The Seattle ordinance does not decide the question of whether the drivers are independent contractors or employees. Rather, it establishes a procedure for drivers to select an exclusive driver representative (EDR) who will be the sole representative of for-hire drivers operating in the city for a particular on-demand company. The director of the city’s Finance and Administrative Services receives petitions from groups seeking designation as the EDR, and determines whether a particular company has sufficient support among drivers for that company to be so named. Once an EDR is certified, the EDR and the company hiring those drivers—the “driver coordinator”—are required to meet and bargain over vehicle standards, safe driving practices, the nature and amount of payments to be made, minimum hours of work, and other conditions. After reaching agreement, the parties submit the agreement to the director for review, and if it is found to be compliant, then it is final and binding on all parties. If the parties fail to agree, then the ordinance provides for interest arbitration.
Last March, the U.S. Chamber of Commerce challenged the Seattle ordinance in court. In its complaint, it contended that the ordinance violated the Sherman Antitrust Act by authorizing for-hire drivers to form illegal cartels, and that it violated the National Labor Relations Act by regulating matters that lie within the exclusive jurisdiction of the National Labor Relations Board. On August 9, a federal district judge dismissed the lawsuit on the grounds that the ordinance had not yet been implemented so the chamber had not been harmed by it, and hence lacked standing to sue. The judge left the door open for the chamber to re-file the suit at a later time.
The City of Seattle is currently drafting regulations for the implementation of the ordinance, so it has not yet gone into effect. Once it does, litigation will undoubtedly resume. The antitrust and preemption issues posed by the ordinance are complex, and it is not clear how they will be decided. However, if the ordinance is ultimately upheld, it opens the door for a new form of unionism that could be meaningful for gig workers.
Yet another group of voluntary on-demand workers are freelancers. Unlike gig workers, freelance workers are truly independent contractors. They create a good or a service at their own expense, find a customer, decide what to charge, and keep the proceeds. They work for themselves and do not usually have employees. They include commercial artists, writers, editors, computer programmers, and other technological fields.

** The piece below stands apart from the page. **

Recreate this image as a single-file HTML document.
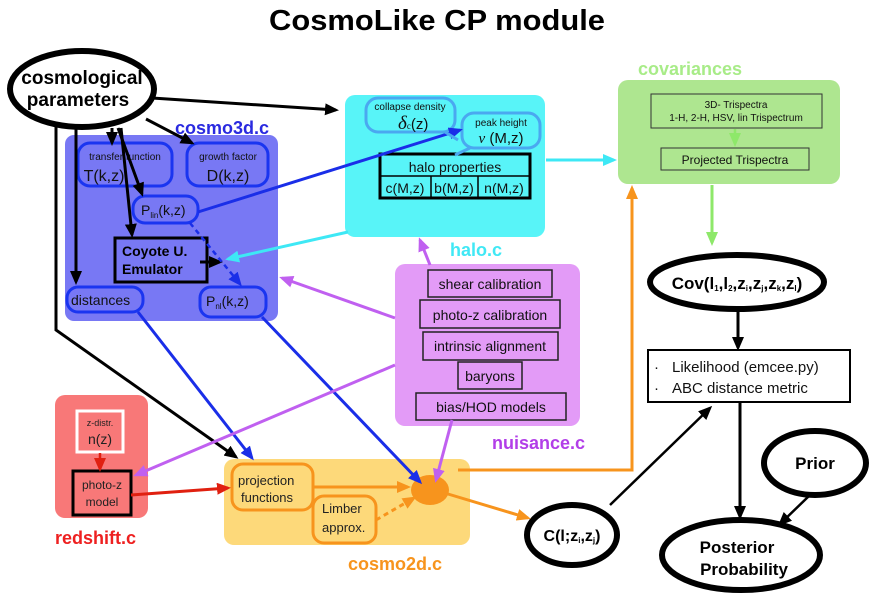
<!DOCTYPE html>
<html><head><meta charset="utf-8"><style>
html,body{margin:0;padding:0;background:#fff;}
svg{display:block;font-family:"Liberation Sans",sans-serif;}
.g{font-family:"Liberation Sans",sans-serif;}
</style></head><body>
<svg width="874" height="595" viewBox="0 0 874 595" xmlns="http://www.w3.org/2000/svg">
<defs>
<marker id="ak" markerWidth="8" markerHeight="8" refX="6" refY="4" orient="auto" markerUnits="userSpaceOnUse"><path d="M0,0 L8,4 L0,8 z" fill="#000"/></marker>
<marker id="ab" markerWidth="14" markerHeight="12" refX="11" refY="6" orient="auto" markerUnits="userSpaceOnUse"><path d="M0,0 L14,6 L0,12 z" fill="#1a2ee8"/></marker>
<marker id="ac" markerWidth="14" markerHeight="12" refX="11" refY="6" orient="auto" markerUnits="userSpaceOnUse"><path d="M0,0 L14,6 L0,12 z" fill="#3ee8f5"/></marker>
<marker id="ap" markerWidth="14" markerHeight="12" refX="11" refY="6" orient="auto" markerUnits="userSpaceOnUse"><path d="M0,0 L14,6 L0,12 z" fill="#c060f0"/></marker>
<marker id="ao" markerWidth="14" markerHeight="12" refX="11" refY="6" orient="auto" markerUnits="userSpaceOnUse"><path d="M0,0 L14,6 L0,12 z" fill="#f7941d"/></marker>
<marker id="ar" markerWidth="14" markerHeight="12" refX="11" refY="6" orient="auto" markerUnits="userSpaceOnUse"><path d="M0,0 L14,6 L0,12 z" fill="#e02010"/></marker>
<marker id="ag" markerWidth="14" markerHeight="12" refX="11" refY="6" orient="auto" markerUnits="userSpaceOnUse"><path d="M0,0 L14,6 L0,12 z" fill="#8ee86a"/></marker>
<marker id="aK" markerWidth="14" markerHeight="12" refX="11" refY="6" orient="auto" markerUnits="userSpaceOnUse"><path d="M0,0 L14,6 L0,12 z" fill="#000"/></marker>
</defs>

<text x="437" y="30" text-anchor="middle" font-size="29" font-weight="bold" textLength="336" lengthAdjust="spacingAndGlyphs">CosmoLike CP module</text>

<rect x="65" y="135" width="213" height="186" rx="9" fill="#7878f4"/>
<text x="175" y="134" font-size="18" font-weight="bold" fill="#2a2ae0">cosmo3d.c</text>
<rect x="345" y="95" width="200" height="142" rx="10" fill="#58f4f8"/>
<text x="450" y="256" font-size="18" font-weight="bold" fill="#40e8f5">halo.c</text>
<rect x="618" y="80" width="222" height="104" rx="10" fill="#aee690"/>
<text x="638" y="75" font-size="18" font-weight="bold" fill="#a8ec88">covariances</text>
<rect x="395" y="264" width="185" height="162" rx="10" fill="#e39bf7"/>
<text x="492" y="449" font-size="18" font-weight="bold" fill="#b23ee8">nuisance.c</text>
<rect x="55" y="395" width="93" height="123" rx="10" fill="#f87878"/>
<text x="55" y="544" font-size="18" font-weight="bold" fill="#ee2020">redshift.c</text>
<rect x="224" y="459" width="246" height="86" rx="10" fill="#fdd97a"/>
<text x="348" y="570" font-size="18" font-weight="bold" fill="#f7941d">cosmo2d.c</text>

<g fill="none" stroke="#1a35f0" stroke-width="3">
<rect x="78" y="143" width="94" height="43" rx="12"/>
<rect x="187" y="143" width="81" height="43" rx="12"/>
<rect x="133" y="196" width="65" height="27" rx="12"/>
<rect x="67" y="287" width="76" height="25" rx="11"/>
<rect x="200" y="287" width="66" height="30" rx="11"/>
</g>
<g class="g" fill="#111">
<text x="125" y="160" font-size="10" text-anchor="middle">transfer function</text>
<text x="104" y="181" font-size="16" text-anchor="middle">T(k,z)</text>
<text x="228" y="160" font-size="10" text-anchor="middle">growth factor</text>
<text x="228" y="181" font-size="16" text-anchor="middle">D(k,z)</text>
<text x="141" y="215" font-size="14">P<tspan font-size="8" dy="3">lin</tspan><tspan dy="-3">(k,z)</tspan></text>
<text x="71" y="305" font-size="14">distances</text>
<text x="206" y="306" font-size="14">P<tspan font-size="8" dy="3">nl</tspan><tspan dy="-3">(k,z)</tspan></text>
</g>
<rect x="115" y="238" width="92" height="44" fill="none" stroke="#000" stroke-width="3"/>
<text x="122" y="256" font-size="14" font-weight="bold">Coyote U.</text>
<text x="122" y="274" font-size="14" font-weight="bold">Emulator</text>

<g fill="none" stroke="#4aa8f0" stroke-width="3">
<rect x="366" y="98" width="89" height="34" rx="12"/>
<rect x="462" y="113" width="78" height="35" rx="12"/>
</g>
<g class="g" fill="#111">
<text x="410" y="110" font-size="10" text-anchor="middle">collapse density</text>
<text x="398" y="129" font-size="19" font-style="italic" font-family="Liberation Serif">δ<tspan font-size="9" font-style="normal">c</tspan><tspan font-size="15" font-style="normal" font-family="Liberation Sans">(z)</tspan></text>
<text x="501" y="126" font-size="10" text-anchor="middle">peak height</text>
<text x="501" y="143" font-size="15" text-anchor="middle"><tspan font-family="Liberation Serif" font-style="italic">ν</tspan> (M,z)</text>
</g>
<rect x="380" y="154" width="150" height="44" fill="none" stroke="#000" stroke-width="3"/>
<line x1="380" y1="176" x2="530" y2="176" stroke="#000" stroke-width="1.5"/>
<line x1="431" y1="176" x2="431" y2="198" stroke="#000" stroke-width="1.5"/>
<line x1="478" y1="176" x2="478" y2="198" stroke="#000" stroke-width="1.5"/>
<g class="g" fill="#111" font-size="14" text-anchor="middle">
<text x="455" y="172">halo properties</text>
<text x="405" y="193">c(M,z)</text>
<text x="454" y="193">b(M,z)</text>
<text x="504" y="193">n(M,z)</text>
</g>

<rect x="651" y="94" width="171" height="34" fill="none" stroke="#333" stroke-width="1"/>
<rect x="661" y="148" width="148" height="22" fill="none" stroke="#333" stroke-width="1"/>
<g class="g" fill="#111" text-anchor="middle">
<text x="736" y="108" font-size="10">3D- Trispectra</text>
<text x="736" y="121" font-size="10">1-H, 2-H, HSV, lin Trispectrum</text>
<text x="735" y="164" font-size="12">Projected Trispectra</text>
</g>
<line x1="735" y1="129" x2="735" y2="144" stroke="#8ee86a" stroke-width="2.5" marker-end="url(#ag)"/>

<g fill="none" stroke="#222" stroke-width="1.5">
<rect x="428" y="270" width="124" height="27"/>
<rect x="420" y="300" width="140" height="28"/>
<rect x="423" y="332" width="135" height="28"/>
<rect x="458" y="362" width="64" height="27"/>
<rect x="416" y="393" width="150" height="27"/>
</g>
<g class="g" fill="#111" font-size="14" text-anchor="middle">
<text x="490" y="289">shear calibration</text>
<text x="490" y="320">photo-z calibration</text>
<text x="490" y="351">intrinsic alignment</text>
<text x="490" y="381">baryons</text>
<text x="491" y="412">bias/HOD models</text>
</g>

<rect x="77" y="411" width="46" height="41" fill="none" stroke="#fff" stroke-width="3"/>
<text class="g" x="100" y="426" font-size="9" text-anchor="middle" fill="#222">z-distr.</text>
<text class="g" x="100" y="444" font-size="14" text-anchor="middle" fill="#222">n(z)</text>
<rect x="73" y="471" width="58" height="44" fill="none" stroke="#000" stroke-width="3"/>
<text class="g" x="102" y="489" font-size="12" text-anchor="middle" fill="#222">photo-z</text>
<text class="g" x="102" y="506" font-size="12" text-anchor="middle" fill="#222">model</text>
<line x1="100" y1="453" x2="100" y2="469" stroke="#e02010" stroke-width="2.5" marker-end="url(#ar)"/>

<g fill="none" stroke="#f7941d" stroke-width="3">
<rect x="232" y="464" width="81" height="46" rx="11"/>
<rect x="313" y="496" width="63" height="47" rx="11"/>
</g>
<g class="g" fill="#222" font-size="13">
<text x="238" y="485">projection</text>
<text x="241" y="502">functions</text>
<text x="322" y="513">Limber</text>
<text x="322" y="532">approx.</text>
</g>
<ellipse cx="430" cy="490" rx="19" ry="15" fill="#f7941d"/>

<g fill="#fff" stroke="#000" stroke-width="6">
<ellipse cx="82" cy="89" rx="72" ry="38"/>
<ellipse cx="737" cy="282" rx="87" ry="27"/>
<ellipse cx="815" cy="463" rx="51" ry="32"/>
<ellipse cx="741" cy="555" rx="79" ry="35"/>
<ellipse cx="572" cy="535" rx="45" ry="30"/>
</g>
<text x="82" y="84" font-size="19" font-weight="bold" text-anchor="middle">cosmological</text>
<text x="78" y="106" font-size="19" font-weight="bold" text-anchor="middle">parameters</text>
<text x="737" y="289" font-size="17" font-weight="bold" text-anchor="middle">Cov(l<tspan font-size="8" dy="2">1</tspan><tspan dy="-2">,l</tspan><tspan font-size="8" dy="2">2</tspan><tspan dy="-2">,z</tspan><tspan font-size="8" dy="2">i</tspan><tspan dy="-2">,z</tspan><tspan font-size="8" dy="2">j</tspan><tspan dy="-2">,z</tspan><tspan font-size="8" dy="2">k</tspan><tspan dy="-2">,z</tspan><tspan font-size="8" dy="2">l</tspan><tspan dy="-2">)</tspan></text>
<text x="815" y="469" font-size="17" font-weight="bold" text-anchor="middle">Prior</text>
<text x="737" y="553" font-size="17" font-weight="bold" text-anchor="middle">Posterior</text>
<text x="744" y="575" font-size="17" font-weight="bold" text-anchor="middle">Probability</text>
<text x="572" y="541" font-size="16" font-weight="bold" text-anchor="middle">C(l;z<tspan font-size="8" dy="2">i</tspan><tspan dy="-2">,z</tspan><tspan font-size="8" dy="2">j</tspan><tspan dy="-2">)</tspan></text>

<rect x="648" y="350" width="202" height="52" fill="#fff" stroke="#000" stroke-width="2"/>
<g class="g" font-size="15" fill="#111">
<text x="654" y="372">·</text><text x="672" y="372">Likelihood (emcee.py)</text>
<text x="654" y="393">·</text><text x="672" y="393">ABC distance metric</text>
</g>

<g stroke="#000" stroke-width="3" fill="none">
<line x1="152" y1="98" x2="336" y2="110" marker-end="url(#aK)"/>
<line x1="76" y1="127" x2="76" y2="282" marker-end="url(#aK)"/>
<line x1="112" y1="128" x2="112" y2="143" marker-end="url(#aK)"/>
<line x1="118" y1="128" x2="142" y2="194" marker-end="url(#aK)"/>
<line x1="121" y1="128" x2="132" y2="235" marker-end="url(#aK)"/>
<line x1="146" y1="119" x2="192" y2="143" marker-end="url(#aK)"/>
<path d="M56,124 L56,330 L236,457" marker-end="url(#aK)"/>
<line x1="200" y1="262" x2="220" y2="262" marker-end="url(#aK)"/>
<line x1="610" y1="505" x2="710" y2="408" stroke-width="2.5" marker-end="url(#aK)"/>
<line x1="738" y1="312" x2="738" y2="348" marker-end="url(#aK)"/>
<line x1="740" y1="403" x2="740" y2="517" marker-end="url(#aK)"/>
<line x1="810" y1="495" x2="780" y2="524" stroke-width="2.5" marker-end="url(#aK)"/>
</g>

<g stroke="#1a2ee8" stroke-width="3" fill="none">
<line x1="198" y1="212" x2="460" y2="130" marker-end="url(#ab)"/>
<line x1="190" y1="223" x2="240" y2="284" stroke-dasharray="5,4" stroke-width="2.5" marker-end="url(#ab)"/>
<line x1="138" y1="312" x2="252" y2="458" marker-end="url(#ab)"/>
<line x1="262" y1="317" x2="420" y2="482" marker-end="url(#ab)"/>
</g>
<g stroke="#4aa8f0" stroke-width="3">
<line x1="445" y1="132" x2="458" y2="140"/>
<line x1="470" y1="148" x2="455" y2="155"/>
</g>
<g stroke="#3ee8f5" stroke-width="3">
<line x1="348" y1="232" x2="228" y2="259" marker-end="url(#ac)"/>
<line x1="546" y1="160" x2="614" y2="160" marker-end="url(#ac)"/>
</g>
<line x1="712" y1="185" x2="712" y2="243" stroke="#8ee86a" stroke-width="3" marker-end="url(#ag)"/>
<g stroke="#c060f0" stroke-width="3">
<line x1="395" y1="318" x2="282" y2="278" marker-end="url(#ap)"/>
<line x1="430" y1="265" x2="420" y2="240" marker-end="url(#ap)"/>
<line x1="395" y1="365" x2="136" y2="475" marker-end="url(#ap)"/>
<line x1="452" y1="420" x2="436" y2="480" marker-end="url(#ap)"/>
</g>
<g stroke="#f7941d" stroke-width="3" fill="none">
<path d="M458,470 L632,470 L632,188" marker-end="url(#ao)"/>
<line x1="313" y1="487" x2="408" y2="487" marker-end="url(#ao)"/>
<line x1="376" y1="520" x2="414" y2="498" stroke-dasharray="5,4" marker-end="url(#ao)"/>
<line x1="448" y1="494" x2="528" y2="518" marker-end="url(#ao)"/>
</g>
<line x1="131" y1="495" x2="228" y2="488" stroke="#e02010" stroke-width="3" marker-end="url(#ar)"/>
</svg>
</body></html>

Despite their autonomy, freelance workers experience several kinds of problems. First, as individual producers, they have difficulty obtaining pension and affordable health insurance because they are not eligible for favorable group rates. Second, as independent producers, they rely on the integrity of their contracting counter-parties to receive their pay. The most prevalent complaint of freelance workers is that the entities with which they contract often delay paying them or fail to pay altogether. Yet freelance workers do not have a simple way to recover their fees. Because they are not “employees,” they are not covered by the Fair Labor Standards Act. While they can go to court for breach of contract, doing so is expensive, time-consuming, and often sullies their reputation and prevents them from getting future work. Furthermore, they often work without a written contract, making it practically impossible to prevail.

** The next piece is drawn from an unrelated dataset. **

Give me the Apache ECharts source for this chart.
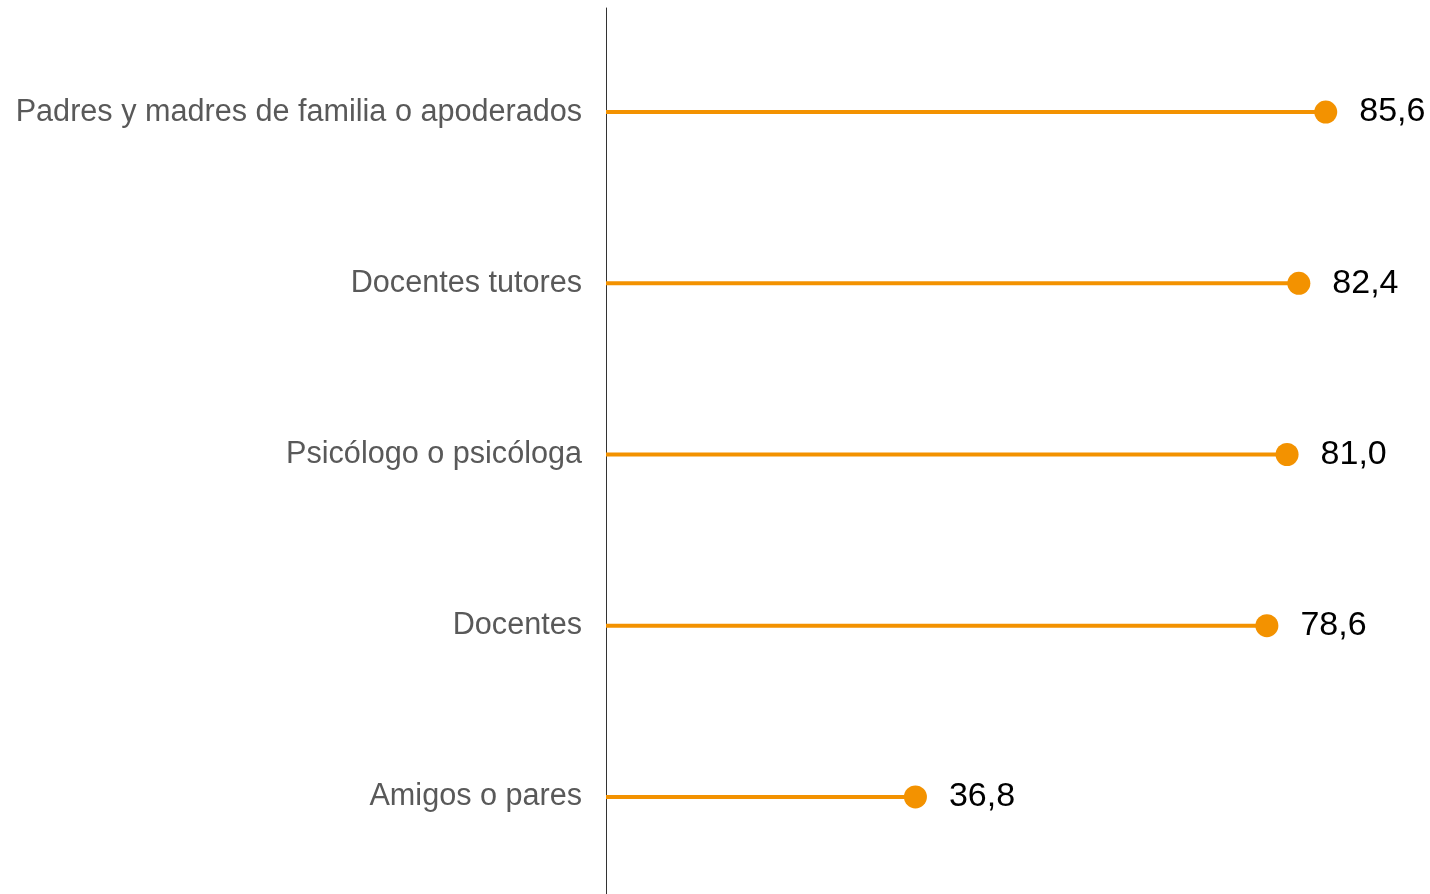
<!DOCTYPE html>
<html><head><meta charset="utf-8">
<script src="https://cdn.jsdelivr.net/npm/echarts@6/dist/echarts.min.js"></script>
<style>html,body{margin:0;padding:0;background:#fff}#c{width:1430px;height:894px}</style>
</head><body><div id="c"></div>
<script>
const categories = ["Padres y madres de familia o apoderados","Docentes tutores","Psicólogo o psicóloga","Docentes","Amigos o pares"];
const values = [85.6, 82.4, 81.0, 78.6, 36.8];
const color = '#F39200';
const chart = echarts.init(document.getElementById('c'), null, {renderer:'canvas'});
chart.setOption({
  animation:false,
  backgroundColor:'#fff',
  grid:[
    {left:606, right:0, top:26.5, height:856},
    {left:606, right:0, top:8, bottom:-10}
  ],
  xAxis:[
    {gridIndex:0, type:'value', min:0, max:98, show:false},
    {gridIndex:1, type:'value', min:0, max:98, show:false}
  ],
  yAxis:[
    {gridIndex:0, type:'category', data:categories, inverse:true,
     axisLine:{show:false}, axisTick:{show:false},
     axisLabel:{color:'#595959', fontSize:30.6, fontFamily:'Liberation Sans, Arial, sans-serif', margin:24}},
    {gridIndex:1, type:'category', data:[''], axisLabel:{show:false}, axisTick:{show:false},
     axisLine:{show:true, lineStyle:{color:'#333', width:1}}}
  ],
  series:[
    {type:'bar', xAxisIndex:0, yAxisIndex:0, data:values, barWidth:4, itemStyle:{color:color}, silent:true},
    {type:'scatter', xAxisIndex:0, yAxisIndex:0, data:values, symbolSize:23, itemStyle:{color:color, opacity:1},
     label:{show:true, position:'right', distance:22, color:'#000', fontSize:34, fontFamily:'Liberation Sans, Arial, sans-serif',
       formatter:p=>p.value.toFixed(1).replace('.',',')}}
  ]
});
</script></body></html>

The Freelancers Union, based in New York City, has taken the lead in addressing these concerns. The Freelancers Union is not actually a union, but is a worker center that advocates on behalf of freelance workers. One of its primary activities is operating a health insurance and pension fund specifically designed for freelancers, giving them access to favorable group insurance rates and enabling them to obtain affordable social protection.

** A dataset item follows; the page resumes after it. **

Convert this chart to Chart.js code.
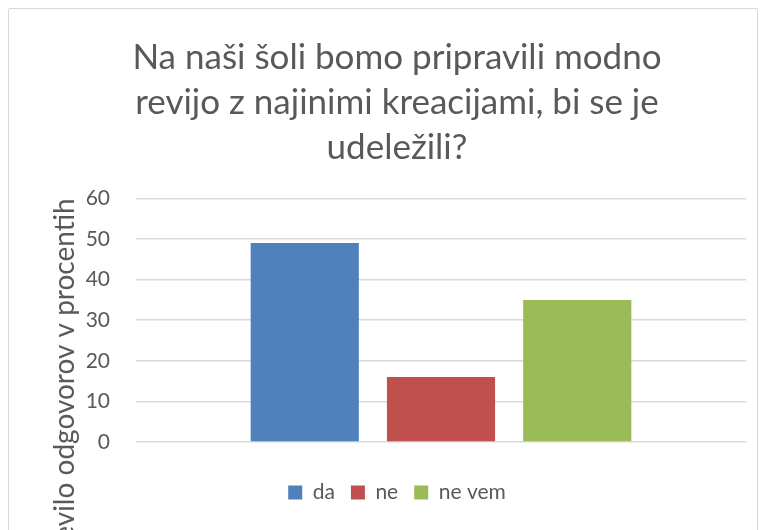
<!DOCTYPE html>
<html>
<head>
<meta charset="utf-8">
<script src="https://cdn.jsdelivr.net/npm/chart.js@4/dist/chart.umd.min.js"></script>
<style>
  html, body { margin: 0; padding: 0; background: #fff; overflow: hidden; }
  #wrap { position: relative; width: 766px; height: 530px; }
  #frame {
    position: absolute; left: 8px; top: 8px; width: 748px; height: 600px;
    border: 1.5px solid #d9d9d9; border-radius: 2px;
  }
  #chart { position: absolute; left: 0; top: 0; }
</style>
</head>
<body>
<div id="wrap">
  <div id="frame"></div>
  <canvas id="chart" width="766" height="530"></canvas>
</div>
<script>
// Podatki ankete
const seriesNames = ["da", "ne", "ne vem"];
const seriesValues = [49, 16, 35];
const seriesColors = ["#4F81BD", "#C0504D", "#9BBB59"];
const categories = [""];
const yTickMin = 0;
const yTickMax = 60;
const yTickStep = 10;

const titleLines = [
    "Na naši šoli bomo pripravili modno",
    "revijo z najinimi kreacijami, bi se je",
    "udeležili?"
];
const yAxisTitle = "Število odgovorov v procentih";

const textColor = "#595959";
const gridColor = "#d9d9d9";
const fontFamily = "Lato, 'Open Sans', sans-serif";

const datasets = [];
for (let i = 0; i < seriesNames.length; i++) {
    datasets.push({
        label: seriesNames[i],
        data: [seriesValues[i]],
        backgroundColor: seriesColors[i],
        borderWidth: 0,
        categoryPercentage: 0.67,
        barPercentage: 0.794
    });
}

const ctx = document.getElementById("chart").getContext("2d");
const chart = new Chart(ctx, {
    type: "bar",
    data: {
        labels: categories,
        datasets: datasets
    },
    options: {
        responsive: false,
        animation: false,
        layout: {
            padding: { left: 48, right: 20, top: 0, bottom: 17 }
        },
        plugins: {
            title: {
                display: true,
                text: titleLines,
                color: textColor,
                font: { family: fontFamily, size: 35, weight: "normal", lineHeight: 1.29 },
                padding: { top: 35, bottom: 28 }
            },
            legend: {
                position: "bottom",
                labels: {
                    color: textColor,
                    font: { family: fontFamily, size: 21 },
                    boxWidth: 14,
                    boxHeight: 14,
                    padding: 16
                }
            },
            tooltip: { enabled: false }
        },
        scales: {
            x: {
                grid: { display: false },
                border: { display: false },
                ticks: { display: false },
                afterFit: function (scale) {
                    scale.height = 24; // room between plot and legend
                }
            },
            y: {
                min: yTickMin,
                max: yTickMax,
                ticks: {
                    stepSize: yTickStep,
                    color: textColor,
                    font: { family: fontFamily, size: 21 },
                    padding: 26
                },
                grid: {
                    color: gridColor,
                    lineWidth: 1.5,
                    drawTicks: false
                },
                border: { display: false },
                title: {
                    display: true,
                    text: yAxisTitle,
                    align: "end",
                    color: textColor,
                    font: { family: fontFamily, size: 28 },
                    padding: 0
                },
                afterFit: function (scale) {
                    scale.width = 88;
                }
            }
        }
    }
});
</script>
</body>
</html>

The Freelancers Union also lobbies for legislation on behalf of freelancers. On October 27, 2016, it achieved a major victory in the New York City Council with the enactment of the Freelance Isn’t Free Act. The act provides that anyone utilizing a freelancer’s services must give them a written contract if the job is for more than $800 over four months, and that anyone who fails to pay on time is liable for double damages.
Although legislation like the Freelance Isn’t Free Act is an enormous step forward for freelance workers, it may not solve all the problems of nonpayment. To benefit from the act, freelancers still must go to court to collect their fees, and many may be reluctant to do so because of time, expense, and reputational considerations.
One service a workers’ association could provide to freelance workers would be to operate their own dispute resolution system to provide a fair and accessible forum for processing claims. An example can be found in the Independent Film and Television Alliance (IFTA), an organization that includes screenwriters, film producers, directors, and others in the industry. IFTA is a trade association and not a union. It lobbies on behalf of the independent film industry, runs an annual marketplace where filmmakers, film producers, and film marketers come together, and operates an arbitration system for resolving disputes within the industry. IFTA has developed detailed arbitration procedures and maintains a roster of carefully selected arbitrators from around the world. It acts as the administrative agent for the arbitrations—receiving pleadings, setting timetables, deciding discovery requests, and resolving disputes about how the procedures should operate. This service is invaluable to its members because it enables them to resolve disputes without generating the expenses or ill-will that would otherwise result from a formalized legal proceeding. Many of the organization’s members claim that the dispute resolution system is the primary benefit the organization has to offer. If organizations of freelance workers offered fair, inexpensive, and expeditious arbitration to resolve payment disputes, it would help make a reality of the fact that “freelance isn’t free.”
The rise of new types of work relations poses a challenge to our existing model of unionization. However, new forms of organization can be developed, and older ones restructured, to address today’s transient, casualized, and precarious workforce. Organization is necessary not only to protect the individuals involved, but also to constitute a voice for workers in the political process. As the experience with the airlines, entertainment unions, and unions representing freelancers has shown, the idea that new forms of technology such as digital platforms must invariably weaken worker bargaining power is a convenient myth. Efforts to convert employment to on-demand work is an old story, and workers regain rights whenever they are strong enough to organize.
With the very rich becoming ever richer, money translates into power. The tilt of income and wealth has gone hand in hand with banking deregulation, tax code changes, relaxation of antitrust laws, and the weakening of worker protections. The labor movement is the only institution with the potential to counter this power shift and provide new forms of worker protection to match new forms of work organization.